» The request
Output only the lines running from the line bearing "Rebuild this chart" through the line bearing "y_ticks = [0, 1, 2, 3, 4]", character for character.

» Provided records
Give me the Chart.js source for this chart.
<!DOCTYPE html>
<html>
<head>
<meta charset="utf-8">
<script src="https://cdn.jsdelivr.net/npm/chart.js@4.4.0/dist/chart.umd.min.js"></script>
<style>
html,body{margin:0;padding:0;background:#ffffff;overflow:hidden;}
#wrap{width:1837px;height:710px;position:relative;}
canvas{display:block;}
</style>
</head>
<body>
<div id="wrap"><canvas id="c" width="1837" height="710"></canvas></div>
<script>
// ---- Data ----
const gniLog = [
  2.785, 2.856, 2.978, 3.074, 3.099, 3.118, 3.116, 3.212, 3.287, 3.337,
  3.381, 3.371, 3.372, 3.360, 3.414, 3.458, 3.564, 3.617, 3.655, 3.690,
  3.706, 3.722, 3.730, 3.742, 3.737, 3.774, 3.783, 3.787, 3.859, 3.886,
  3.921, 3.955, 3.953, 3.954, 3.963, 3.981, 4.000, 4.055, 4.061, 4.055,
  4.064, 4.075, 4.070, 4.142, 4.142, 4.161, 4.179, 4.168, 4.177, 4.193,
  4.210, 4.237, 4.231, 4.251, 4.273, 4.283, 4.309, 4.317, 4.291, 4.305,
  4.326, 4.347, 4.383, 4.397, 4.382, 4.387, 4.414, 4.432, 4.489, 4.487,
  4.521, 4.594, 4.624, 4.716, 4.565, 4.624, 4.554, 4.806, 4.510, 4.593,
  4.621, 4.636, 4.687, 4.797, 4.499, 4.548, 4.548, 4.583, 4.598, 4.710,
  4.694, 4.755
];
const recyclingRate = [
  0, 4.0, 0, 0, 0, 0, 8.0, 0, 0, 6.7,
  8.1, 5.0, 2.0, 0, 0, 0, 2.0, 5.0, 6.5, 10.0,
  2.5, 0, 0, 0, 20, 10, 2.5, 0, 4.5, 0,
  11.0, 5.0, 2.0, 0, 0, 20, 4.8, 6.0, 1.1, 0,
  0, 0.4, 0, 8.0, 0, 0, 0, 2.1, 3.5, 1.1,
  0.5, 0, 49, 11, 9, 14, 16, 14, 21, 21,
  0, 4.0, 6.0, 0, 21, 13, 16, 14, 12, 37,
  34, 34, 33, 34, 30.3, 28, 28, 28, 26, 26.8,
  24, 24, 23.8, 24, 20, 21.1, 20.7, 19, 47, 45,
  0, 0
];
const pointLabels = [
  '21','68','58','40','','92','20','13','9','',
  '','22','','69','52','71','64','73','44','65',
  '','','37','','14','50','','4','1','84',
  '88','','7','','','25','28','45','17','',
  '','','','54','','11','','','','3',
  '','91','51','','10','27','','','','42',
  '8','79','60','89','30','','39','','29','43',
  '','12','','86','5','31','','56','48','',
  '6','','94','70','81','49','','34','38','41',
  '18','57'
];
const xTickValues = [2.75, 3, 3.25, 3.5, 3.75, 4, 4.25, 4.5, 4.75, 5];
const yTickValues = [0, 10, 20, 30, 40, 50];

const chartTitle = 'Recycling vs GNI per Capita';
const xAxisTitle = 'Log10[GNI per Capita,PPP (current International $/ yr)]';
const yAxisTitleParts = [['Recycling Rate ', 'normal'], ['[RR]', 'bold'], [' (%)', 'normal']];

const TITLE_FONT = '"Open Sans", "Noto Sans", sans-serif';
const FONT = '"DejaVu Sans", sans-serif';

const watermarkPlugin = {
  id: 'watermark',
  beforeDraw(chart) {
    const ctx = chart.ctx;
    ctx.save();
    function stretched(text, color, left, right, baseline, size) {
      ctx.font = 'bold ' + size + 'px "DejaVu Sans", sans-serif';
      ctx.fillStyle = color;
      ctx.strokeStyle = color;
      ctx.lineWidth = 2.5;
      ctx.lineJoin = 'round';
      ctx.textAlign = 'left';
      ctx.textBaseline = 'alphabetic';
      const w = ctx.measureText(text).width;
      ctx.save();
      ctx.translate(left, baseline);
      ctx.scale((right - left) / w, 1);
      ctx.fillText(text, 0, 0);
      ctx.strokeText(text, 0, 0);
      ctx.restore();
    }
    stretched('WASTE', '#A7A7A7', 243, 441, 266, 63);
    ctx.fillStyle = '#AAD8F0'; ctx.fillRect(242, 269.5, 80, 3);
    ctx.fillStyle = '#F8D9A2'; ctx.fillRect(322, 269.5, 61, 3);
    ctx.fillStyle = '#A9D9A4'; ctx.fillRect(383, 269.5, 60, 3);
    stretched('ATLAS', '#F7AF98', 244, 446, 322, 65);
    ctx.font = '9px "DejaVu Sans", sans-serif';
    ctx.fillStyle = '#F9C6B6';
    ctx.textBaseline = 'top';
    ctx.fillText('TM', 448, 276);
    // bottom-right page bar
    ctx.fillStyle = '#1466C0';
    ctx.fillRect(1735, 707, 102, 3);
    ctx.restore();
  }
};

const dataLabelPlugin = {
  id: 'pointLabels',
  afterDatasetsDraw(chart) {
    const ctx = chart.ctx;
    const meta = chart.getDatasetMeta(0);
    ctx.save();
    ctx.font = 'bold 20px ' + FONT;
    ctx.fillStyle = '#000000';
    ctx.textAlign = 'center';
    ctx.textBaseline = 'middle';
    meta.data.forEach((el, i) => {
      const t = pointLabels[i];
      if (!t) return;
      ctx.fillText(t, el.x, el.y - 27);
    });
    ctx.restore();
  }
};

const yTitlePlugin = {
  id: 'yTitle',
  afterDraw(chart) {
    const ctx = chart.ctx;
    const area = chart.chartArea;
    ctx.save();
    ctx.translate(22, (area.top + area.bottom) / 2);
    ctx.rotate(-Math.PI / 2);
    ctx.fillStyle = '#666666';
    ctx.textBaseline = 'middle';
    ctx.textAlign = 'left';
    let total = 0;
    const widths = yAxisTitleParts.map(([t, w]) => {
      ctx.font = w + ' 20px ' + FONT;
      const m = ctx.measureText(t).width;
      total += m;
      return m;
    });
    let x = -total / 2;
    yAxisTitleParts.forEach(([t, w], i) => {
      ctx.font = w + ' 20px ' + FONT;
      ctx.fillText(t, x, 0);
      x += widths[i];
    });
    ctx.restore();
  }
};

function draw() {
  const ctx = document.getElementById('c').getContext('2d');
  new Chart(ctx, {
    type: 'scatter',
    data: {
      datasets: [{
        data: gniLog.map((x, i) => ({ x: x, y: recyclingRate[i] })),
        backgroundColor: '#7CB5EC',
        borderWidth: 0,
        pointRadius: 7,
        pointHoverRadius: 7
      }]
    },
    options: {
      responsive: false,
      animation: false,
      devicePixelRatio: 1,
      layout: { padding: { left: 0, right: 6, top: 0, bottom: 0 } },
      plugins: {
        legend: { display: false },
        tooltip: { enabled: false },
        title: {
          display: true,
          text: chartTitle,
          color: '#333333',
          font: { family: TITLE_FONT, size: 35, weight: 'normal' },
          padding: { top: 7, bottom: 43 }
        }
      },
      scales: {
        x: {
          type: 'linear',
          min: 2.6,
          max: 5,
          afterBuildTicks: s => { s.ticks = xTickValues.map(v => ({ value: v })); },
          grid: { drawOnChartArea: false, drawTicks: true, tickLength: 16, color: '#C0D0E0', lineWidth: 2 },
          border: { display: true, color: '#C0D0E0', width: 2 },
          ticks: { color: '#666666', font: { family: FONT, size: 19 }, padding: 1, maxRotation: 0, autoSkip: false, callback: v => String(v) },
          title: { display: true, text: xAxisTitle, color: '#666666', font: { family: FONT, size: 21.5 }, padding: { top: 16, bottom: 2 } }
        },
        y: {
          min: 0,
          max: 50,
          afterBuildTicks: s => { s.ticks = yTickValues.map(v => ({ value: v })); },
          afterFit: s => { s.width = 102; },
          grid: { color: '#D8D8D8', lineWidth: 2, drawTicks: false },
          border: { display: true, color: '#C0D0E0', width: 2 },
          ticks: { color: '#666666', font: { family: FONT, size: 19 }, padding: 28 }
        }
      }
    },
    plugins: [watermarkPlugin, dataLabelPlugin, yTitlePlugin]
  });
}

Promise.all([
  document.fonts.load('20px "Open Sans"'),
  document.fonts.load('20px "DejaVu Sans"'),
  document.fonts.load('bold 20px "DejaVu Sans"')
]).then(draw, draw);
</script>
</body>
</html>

==

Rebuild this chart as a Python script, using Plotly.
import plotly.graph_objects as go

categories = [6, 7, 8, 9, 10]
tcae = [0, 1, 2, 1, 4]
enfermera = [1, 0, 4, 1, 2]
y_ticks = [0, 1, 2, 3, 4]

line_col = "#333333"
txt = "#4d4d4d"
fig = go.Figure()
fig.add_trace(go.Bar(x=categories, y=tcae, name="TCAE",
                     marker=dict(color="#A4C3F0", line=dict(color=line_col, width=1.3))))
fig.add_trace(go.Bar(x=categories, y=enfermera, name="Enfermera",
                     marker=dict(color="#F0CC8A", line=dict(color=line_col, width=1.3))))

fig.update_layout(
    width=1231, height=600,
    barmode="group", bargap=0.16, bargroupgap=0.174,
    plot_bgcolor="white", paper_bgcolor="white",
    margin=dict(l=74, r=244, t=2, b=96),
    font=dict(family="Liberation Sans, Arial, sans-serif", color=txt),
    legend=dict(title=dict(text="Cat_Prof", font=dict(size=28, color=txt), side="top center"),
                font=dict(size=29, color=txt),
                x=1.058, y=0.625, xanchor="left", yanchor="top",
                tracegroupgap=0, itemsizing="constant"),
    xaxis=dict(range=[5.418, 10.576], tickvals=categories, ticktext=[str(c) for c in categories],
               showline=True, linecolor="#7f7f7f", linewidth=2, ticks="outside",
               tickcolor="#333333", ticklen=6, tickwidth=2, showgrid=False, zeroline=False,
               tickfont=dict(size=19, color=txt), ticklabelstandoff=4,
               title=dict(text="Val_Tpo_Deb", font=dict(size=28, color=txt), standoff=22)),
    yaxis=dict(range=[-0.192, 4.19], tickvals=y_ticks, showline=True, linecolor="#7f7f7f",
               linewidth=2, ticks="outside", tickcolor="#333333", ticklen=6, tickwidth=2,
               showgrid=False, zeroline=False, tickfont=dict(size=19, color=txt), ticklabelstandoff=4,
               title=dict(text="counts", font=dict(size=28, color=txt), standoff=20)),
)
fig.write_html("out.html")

» Finished answer
Rebuild this chart as a Python script, using Plotly.
import plotly.graph_objects as go

categories = [6, 7, 8, 9, 10]
tcae = [0, 1, 2, 1, 4]
enfermera = [1, 0, 4, 1, 2]
y_ticks = [0, 1, 2, 3, 4]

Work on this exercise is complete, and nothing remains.